* Begin Raw data *
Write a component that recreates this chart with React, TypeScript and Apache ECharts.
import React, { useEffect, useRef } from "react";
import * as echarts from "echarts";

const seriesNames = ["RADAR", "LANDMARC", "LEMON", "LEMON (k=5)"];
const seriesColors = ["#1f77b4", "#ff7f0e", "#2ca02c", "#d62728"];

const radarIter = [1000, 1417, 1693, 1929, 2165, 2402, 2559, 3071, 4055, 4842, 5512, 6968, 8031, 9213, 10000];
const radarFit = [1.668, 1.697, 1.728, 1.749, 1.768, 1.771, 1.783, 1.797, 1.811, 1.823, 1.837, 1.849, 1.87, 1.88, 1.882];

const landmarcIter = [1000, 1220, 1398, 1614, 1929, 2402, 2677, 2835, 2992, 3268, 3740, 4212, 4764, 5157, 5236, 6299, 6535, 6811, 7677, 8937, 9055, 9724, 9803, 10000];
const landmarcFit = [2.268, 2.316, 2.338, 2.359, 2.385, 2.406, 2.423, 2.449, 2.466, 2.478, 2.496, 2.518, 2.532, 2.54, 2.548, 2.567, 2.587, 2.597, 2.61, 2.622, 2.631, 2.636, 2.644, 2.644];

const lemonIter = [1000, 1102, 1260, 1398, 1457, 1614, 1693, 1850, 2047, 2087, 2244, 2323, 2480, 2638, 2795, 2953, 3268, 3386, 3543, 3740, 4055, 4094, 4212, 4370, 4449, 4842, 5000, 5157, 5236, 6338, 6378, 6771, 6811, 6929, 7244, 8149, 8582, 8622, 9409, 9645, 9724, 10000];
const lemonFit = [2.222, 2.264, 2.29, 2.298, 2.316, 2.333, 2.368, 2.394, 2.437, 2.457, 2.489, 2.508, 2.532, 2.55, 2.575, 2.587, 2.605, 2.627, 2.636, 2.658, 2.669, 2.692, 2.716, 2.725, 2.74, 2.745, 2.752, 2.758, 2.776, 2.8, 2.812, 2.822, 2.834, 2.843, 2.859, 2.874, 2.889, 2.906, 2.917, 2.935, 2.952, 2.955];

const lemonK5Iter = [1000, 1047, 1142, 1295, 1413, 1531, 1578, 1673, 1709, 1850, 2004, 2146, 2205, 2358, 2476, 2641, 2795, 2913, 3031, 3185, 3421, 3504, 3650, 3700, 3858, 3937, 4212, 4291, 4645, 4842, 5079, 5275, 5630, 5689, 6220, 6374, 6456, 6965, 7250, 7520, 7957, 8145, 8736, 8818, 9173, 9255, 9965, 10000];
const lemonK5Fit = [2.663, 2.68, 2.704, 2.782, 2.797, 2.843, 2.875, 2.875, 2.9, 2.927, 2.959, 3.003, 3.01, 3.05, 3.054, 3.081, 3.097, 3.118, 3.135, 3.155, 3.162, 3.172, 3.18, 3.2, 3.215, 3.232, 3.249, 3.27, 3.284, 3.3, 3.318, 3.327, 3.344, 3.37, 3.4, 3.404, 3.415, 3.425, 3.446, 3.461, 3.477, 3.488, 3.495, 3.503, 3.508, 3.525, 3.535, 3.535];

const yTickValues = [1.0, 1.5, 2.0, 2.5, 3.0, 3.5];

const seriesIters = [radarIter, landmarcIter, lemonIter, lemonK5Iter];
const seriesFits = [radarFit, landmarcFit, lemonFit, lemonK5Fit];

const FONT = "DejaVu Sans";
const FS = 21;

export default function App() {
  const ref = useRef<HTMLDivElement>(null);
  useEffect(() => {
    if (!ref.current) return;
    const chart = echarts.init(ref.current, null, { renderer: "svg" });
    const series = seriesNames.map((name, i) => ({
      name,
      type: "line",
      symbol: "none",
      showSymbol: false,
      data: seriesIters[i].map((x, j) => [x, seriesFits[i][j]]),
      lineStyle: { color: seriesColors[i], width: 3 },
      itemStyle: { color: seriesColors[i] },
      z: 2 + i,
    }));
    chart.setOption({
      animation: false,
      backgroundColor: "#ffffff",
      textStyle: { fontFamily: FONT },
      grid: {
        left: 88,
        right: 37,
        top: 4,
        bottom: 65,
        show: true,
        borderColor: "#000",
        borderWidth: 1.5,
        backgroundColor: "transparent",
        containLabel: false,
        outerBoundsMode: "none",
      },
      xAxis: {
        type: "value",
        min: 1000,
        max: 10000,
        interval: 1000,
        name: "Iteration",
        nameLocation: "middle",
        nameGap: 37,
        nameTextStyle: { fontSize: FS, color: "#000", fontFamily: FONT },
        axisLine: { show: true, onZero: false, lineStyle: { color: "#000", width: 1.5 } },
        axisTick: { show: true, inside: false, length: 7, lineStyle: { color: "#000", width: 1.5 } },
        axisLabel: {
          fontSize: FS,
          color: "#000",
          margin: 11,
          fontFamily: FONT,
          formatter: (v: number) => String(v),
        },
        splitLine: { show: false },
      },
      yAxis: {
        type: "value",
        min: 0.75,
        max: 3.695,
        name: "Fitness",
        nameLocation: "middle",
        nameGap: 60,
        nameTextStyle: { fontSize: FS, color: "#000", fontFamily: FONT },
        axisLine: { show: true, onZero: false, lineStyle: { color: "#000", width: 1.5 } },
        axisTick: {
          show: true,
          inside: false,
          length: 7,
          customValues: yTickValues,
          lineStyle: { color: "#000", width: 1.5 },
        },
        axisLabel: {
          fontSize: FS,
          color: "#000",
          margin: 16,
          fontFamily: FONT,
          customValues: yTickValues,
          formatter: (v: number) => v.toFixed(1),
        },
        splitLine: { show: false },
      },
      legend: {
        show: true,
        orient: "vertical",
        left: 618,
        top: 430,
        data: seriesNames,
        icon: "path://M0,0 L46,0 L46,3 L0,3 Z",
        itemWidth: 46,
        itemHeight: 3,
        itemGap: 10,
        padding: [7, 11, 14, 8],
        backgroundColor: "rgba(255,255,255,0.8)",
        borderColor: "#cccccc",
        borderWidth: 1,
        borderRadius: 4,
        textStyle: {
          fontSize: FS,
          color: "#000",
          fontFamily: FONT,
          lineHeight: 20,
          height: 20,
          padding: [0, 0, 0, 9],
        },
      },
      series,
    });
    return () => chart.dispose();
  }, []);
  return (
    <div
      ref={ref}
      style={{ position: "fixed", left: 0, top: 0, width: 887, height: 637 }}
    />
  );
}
* End Raw data *
Work to complete:
Count the lines of the data that contain the string "React", and reply with that number alone.

The result:
2